Record all dirty tiles of a layer once
After the switch to use SkPicture for the display list implementation, we realized that this API would also allow to record the graphics layer once, using the bounding box of the dirty region, and then replay multiple times on worker threads for every dirty tile. Recording can be a very heavy operation, specially when there are shadows or filters, and it was always done for every tile due to the limitations of the previous display list implementation. In 292929@main we introduced the change with improvements in MotionMark leaves and multiply tests. See multiply.
MotionMark results
I’ve shown here the improvements of these changes in some of the MotionMark tests. I have to say that some of those changes also introduced small regressions in other tests, but the global improvement is still noticeable. Here is a table with the scores of all tests before these improvements and current main branch run by WPE MiniBrowser in a RaspberryPi 4 (64bit).
Test
Score July 2024
Score April 2025
Multiply
501.17
684.23
Canvas arcs
140.24
828.05
Canvas lines
1613.93
3086.60
Paths
375.52
4255.65
Leaves
319.31
470.78
Images
162.69
267.78
Suits
232.91
445.80
Design
33.79
64.06
What’s next?
There’s still quite a lot of room for improvement, so we are already working on other features and exploring ideas to continue improving the performance. Some of those are:
Damage tracking: this feature is already present, but disabled by default because it’s still work in progress. We currently use the damage information to only paint the areas of every layer that changed. But then we always compose a whole frame inside WebKit that is passed to the UI process to be presented on screen. It’s possible to use the damage information to improve both, the composition inside WebKit and the presentation of the composited frame on the screen. For more details about this feature read Pawel’s awesome blog post about it.

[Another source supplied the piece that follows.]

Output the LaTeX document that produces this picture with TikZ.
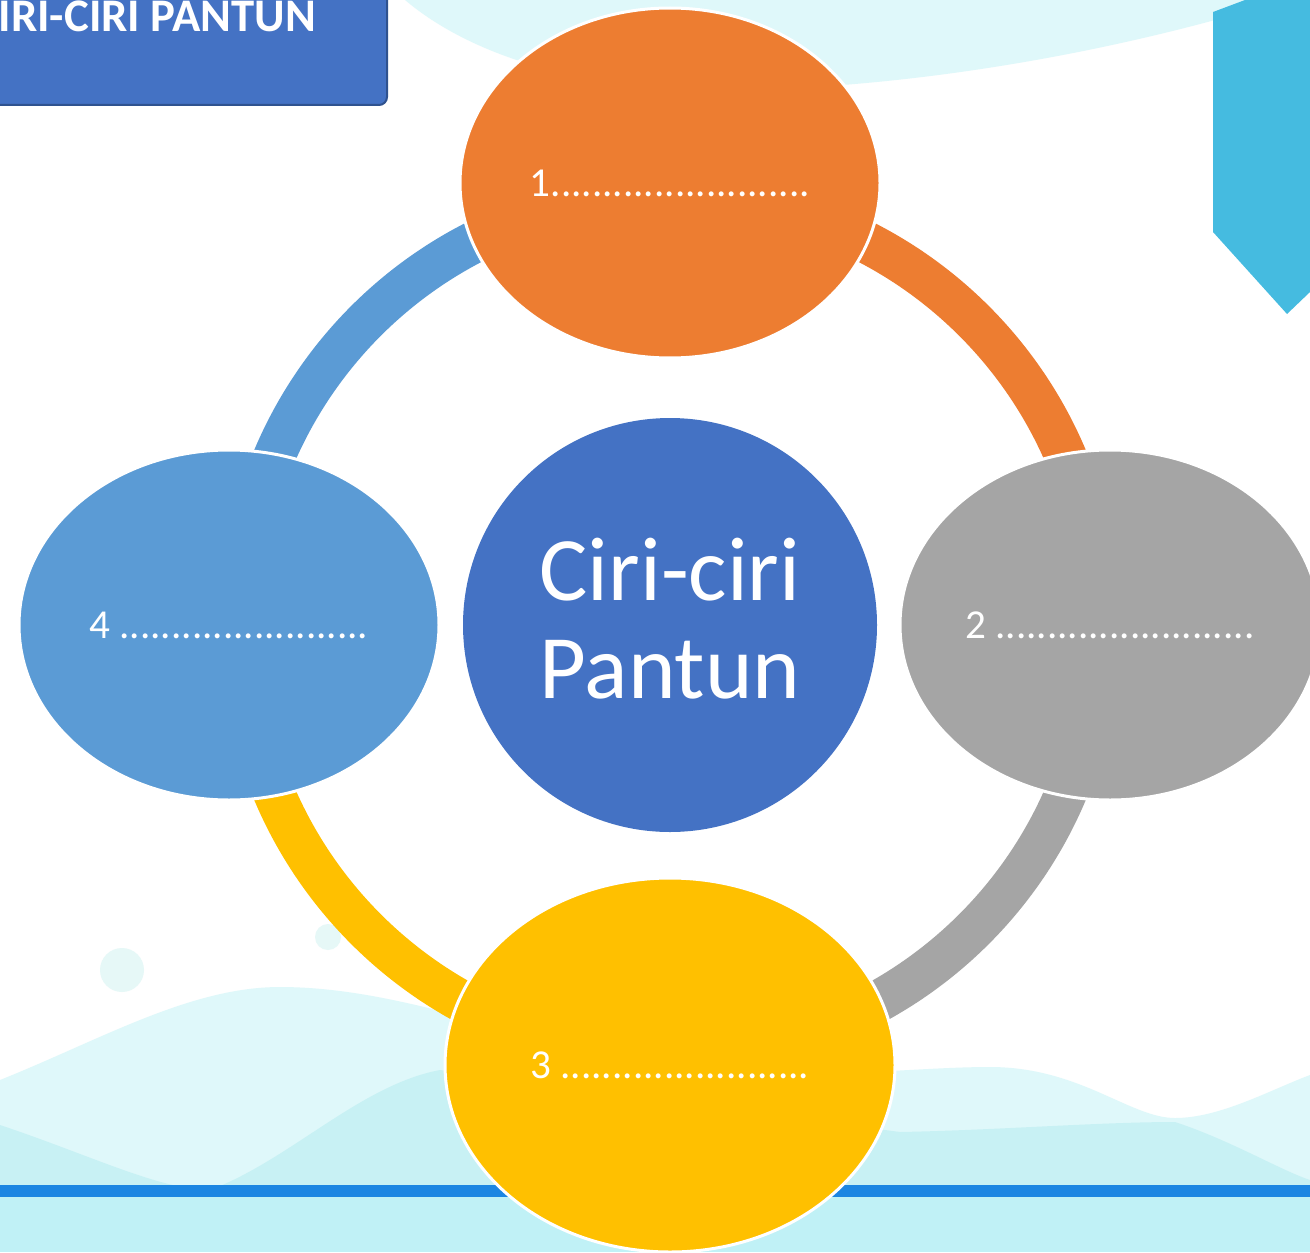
\documentclass[tikz,border=0pt]{standalone}
\usepackage{fontspec}
\setmainfont{Carlito}
\usetikzlibrary{shapes.geometric}
\definecolor{orangeC}{HTML}{ED7D31}
\definecolor{grayC}{HTML}{A5A5A5}
\definecolor{yellowC}{HTML}{FFC000}
\definecolor{blueC}{HTML}{5B9BD5}
\definecolor{darkblueC}{HTML}{4472C4}
\definecolor{boxedge}{HTML}{2F528F}
\definecolor{waveA}{HTML}{DFF8FA}
\definecolor{waveB}{HTML}{C8F1F4}
\definecolor{bandC}{HTML}{C0F1F6}
\definecolor{lineC}{HTML}{1C86E2}
\definecolor{ribbonC}{HTML}{45BBE0}
\definecolor{dotC}{HTML}{E6F8F7}

\begin{document}
\begin{tikzpicture}[x=0.1mm, y=-0.1mm,
  bubble/.style={ellipse, draw=white, line width=0.3mm, text=white, inner sep=0pt,
    minimum width=42mm, minimum height=35mm, font=\fontsize{11.7}{13}\selectfont},
  hub/.style={circle, fill=darkblueC, text=white, inner sep=0pt, minimum size=41.4mm,
    align=center, font=\fontsize{25.8}{27.9}\selectfont},
  ring/.style={line width=4.2mm}]
\useasboundingbox (0,0) rectangle (1310,1252);
\clip (0,0) rectangle (1310,1252);
% background
\fill[white] (0,0) rectangle (1310,1252);
\fill[waveA] (405,0) .. controls (470,55) and (580,90) .. (720,90) .. controls (880,90) and (1060,62) .. (1215,20) -- (1310,0) -- cycle;
\fill[waveA] (0,1080) .. controls (100,1040) and (190,987) .. (280,987) .. controls (400,987) and (520,1040) .. (640,1060)
  .. controls (800,1085) and (900,1067) .. (990,1067) .. controls (1080,1067) and (1130,1118) .. (1175,1118)
  .. controls (1220,1118) and (1270,1090) .. (1310,1075) -- (1310,1190) -- (0,1190) -- cycle;
\fill[waveB] (0,1125) .. controls (90,1155) and (160,1190) .. (210,1190) .. controls (290,1160) and (360,1085) .. (440,1070)
  -- (900,1132) .. controls (1000,1130) and (1100,1122) .. (1175,1122) .. controls (1230,1140) and (1280,1170) .. (1310,1180)
  -- (1310,1190) -- (0,1190) -- cycle;
\fill[dotC] (122,970) circle[radius=22];
\fill[dotC] (328,937) circle[radius=13];
\fill[bandC] (0,1197) rectangle (1310,1252);
\fill[lineC] (0,1185) rectangle (1310,1197);
\fill[ribbonC] (1213,12) -- (1213,232) -- (1287,314) -- (1310,292) -- (1310,0) -- (1245,0) -- cycle;
% title
\draw[fill=darkblueC, draw=boxedge, line width=0.2mm, rounded corners=0.8mm] (-30,-30) rectangle (387,105);
\node[anchor=base west, inner sep=0pt, text=white, font=\bfseries\fontsize{13.3}{15}\selectfont] (title) at (-2,32) {IRI-CIRI PANTUN};
% ring
\coordinate (c) at (670,625);
\draw[ring, orangeC] (c) ++(-90:430) arc[start angle=-90, end angle=0, radius=430];
\draw[ring, grayC] (c) ++(0:430) arc[start angle=0, end angle=90, radius=430];
\draw[ring, yellowC] (c) ++(90:430) arc[start angle=90, end angle=180, radius=430];
\draw[ring, blueC] (c) ++(180:430) arc[start angle=180, end angle=270, radius=430];
% nodes
\node[bubble, fill=orangeC] (n1) at (670,183) {1.........................};
\node[bubble, fill=grayC] (n2) at (1110,625) {2 .........................};
\node[bubble, fill=yellowC, minimum width=45mm, minimum height=37.4mm] (n3) at (670,1065) {3 ........................};
\node[bubble, fill=blueC] (n4) at (229,625) {4 ........................};
\node[hub] (pantun) at (c) {Ciri-ciri\\Pantun\rule[-1.4mm]{0pt}{0pt}};
\end{tikzpicture}
\end{document}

Use DMA-BUF for tile textures to improve pixel transfer operations: We currently use DMA-BUF buffers to share the composited frame between the web and UI process. We are now exploring the idea of using DMA-BUF also for the textures used by the WebKit compositor to generate the frame. This would allow to improve the performance of pixel transfer operations, for example when doing CPU rendering we need to upload the dirty regions from main memory to a compositor texture on every composition. With DMA-BUF backed textures we can map the buffer into main memory and paint with the CPU directly into the mapped buffer.
Compositor synchronization: We plan to try to improve the synchronization of the WebKit compositor with the system vblank and the different sources of composition (painted layers, video layers, CSS animations, WebGL, etc.)